The biggest reason to stay is undoubtedly to retain strength and continue to fight, such that there is no room for Carrie Lam’s regime and the royalists to do as they please. Cardinal Joseph Zen agrees that the fight must continue, but it but not necessarily be within the LegCo, and other new fronts can be started outside of it. Lam Cheuk-ting, who advocates for staying, believes that the fight outside of LegCo is indispensable, but he disagrees with “handing over the entire front to the opponent”. Especially under the Hong Kong national security law, street protests and international connections have become increasingly dangerous and difficult. The parliamentary front, guaranteed to a certain extent by the constitution, has increased importance. Civic Party’s Alan Leong pointed out that even if LegCo cannot fully stop Carrie Lam’s regime and her royalists from divvying up the spoils, it can, at the very least, be a slap in the face of benefit transfer, so as to unite the people and continue to preserve strength.
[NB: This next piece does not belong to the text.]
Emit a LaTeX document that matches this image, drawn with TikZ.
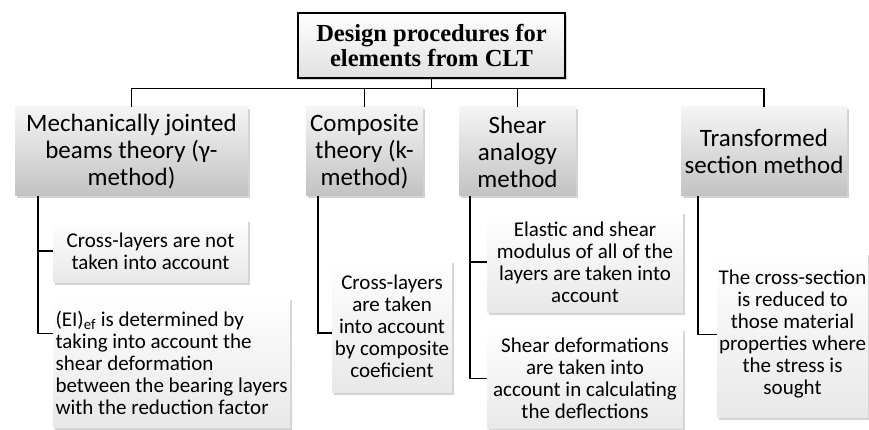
\documentclass[tikz,border=0pt]{standalone}
\usepackage{fontspec}
\setmainfont{Carlito}
\newfontfamily\titlefont{Liberation Serif}
\usetikzlibrary{positioning,shadows}

\begin{document}
\begin{tikzpicture}[
    x=1pt, y=1pt,
    box/.style={rectangle, inner sep=1pt, align=center, drop shadow={shadow xshift=2pt, shadow yshift=-2.5pt, opacity=0.35}},
    head/.style={box, draw, line width=1.2pt, top color=white, bottom color=black!12, minimum width=267pt, minimum height=65pt, font=\titlefont\bfseries\fontsize{24.5}{25}\selectfont},
    method/.style={box, top color=black!4, bottom color=black!24, minimum height=89pt, font=\fontsize{25}{27}\selectfont},
    note/.style={box, top color=white, bottom color=black!9, font=\fontsize{21}{22}\selectfont},
    conn/.style={line width=1.6pt}
  ]
    \useasboundingbox (0,0) rectangle (869,-430);

    \node[head] (title) at (431.5,-45.5) {Design procedures for\\elements from CLT};

    \node[method, minimum width=233pt] (mech) at (131.5,-151.5) {Mechanically jointed\\beams theory (γ-\\method)};
    \node[method, minimum width=117pt] (comp) at (364.5,-151.5) {Composite\\theory (k-\\method)};
    \node[method, minimum width=117pt] (shear) at (517.5,-151.5) {Shear\\analogy\\method};
    \node[method, minimum width=166pt] (trans) at (764,-151.5) {Transformed\\section method};

    \node[note, minimum width=195pt, minimum height=62pt] (notcross) at (150.5,-251) {Cross-layers are not\\taken into account};
    \node[note, minimum width=237pt, minimum height=130pt, align=left, below=15pt of notcross.south west, anchor=north west] (eiref) {(EI)\textsubscript{ef} is determined by\\taking into account the\\shear deformation\\between the bearing layers\\with the reduction factor};
    \node[note, minimum width=120pt, minimum height=132pt] (compnote) at (392,-326) {Cross-layers\\are taken\\into account\\by composite\\coeficient};
    \node[note, minimum width=196pt, minimum height=100pt] (modulus) at (585,-262) {Elastic and shear\\modulus of all of the\\layers are taken into\\account};
    \node[note, minimum width=196pt, minimum height=100pt, below=16pt of modulus] (deform) {Shear deformations\\are taken into\\account in calculating\\the deflections};
    \node[note, minimum width=151pt, minimum height=165pt] (reduced) at (792.5,-334.5) {The cross-section\\is reduced to\\those material\\properties where\\the stress is\\sought};

    \draw[conn] (title.south) -- ++(0,-10) coordinate (bus);
    \foreach \m in {mech,comp,shear,trans}
      \draw[conn] (bus) -| (\m.north);

    \draw[conn] ([xshift=23pt]mech.south west) |- (notcross.west);
    \draw[conn] ([xshift=23pt]mech.south west) |- ([yshift=29pt]eiref.west);
    \draw[conn] ([xshift=12pt]comp.south west) |- ([yshift=-7pt]compnote.west);
    \draw[conn] ([xshift=11pt]shear.south west) |- (modulus.west);
    \draw[conn] ([xshift=11pt]shear.south west) |- (deform.west);
    \draw[conn] ([xshift=17pt]trans.south west) |- (reduced.west);
  \end{tikzpicture}
\end{document}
DAB’s Starry Lee agrees with this and remarked that the equal divide between staying and leaving shows that the societal atmosphere is still tense. The pan-democrats who stay will reflect public sentiments and are bound to escalate their resistance and hinder government work. In other words, the postponement of the election to buy time by Carrie Lam’s regime has actually made things worse, and brought people’s frustrations from the streets into the parliament and added fuel to the fire. Carrie Lam, thinking that in the false name of the epidemic to postpone the LegCo election to buy time, has ended up agitating the people. Demonstrating how one goes for wool and comes home shorn, Carrie Lam has once again failed by her self-proclaimed smartness.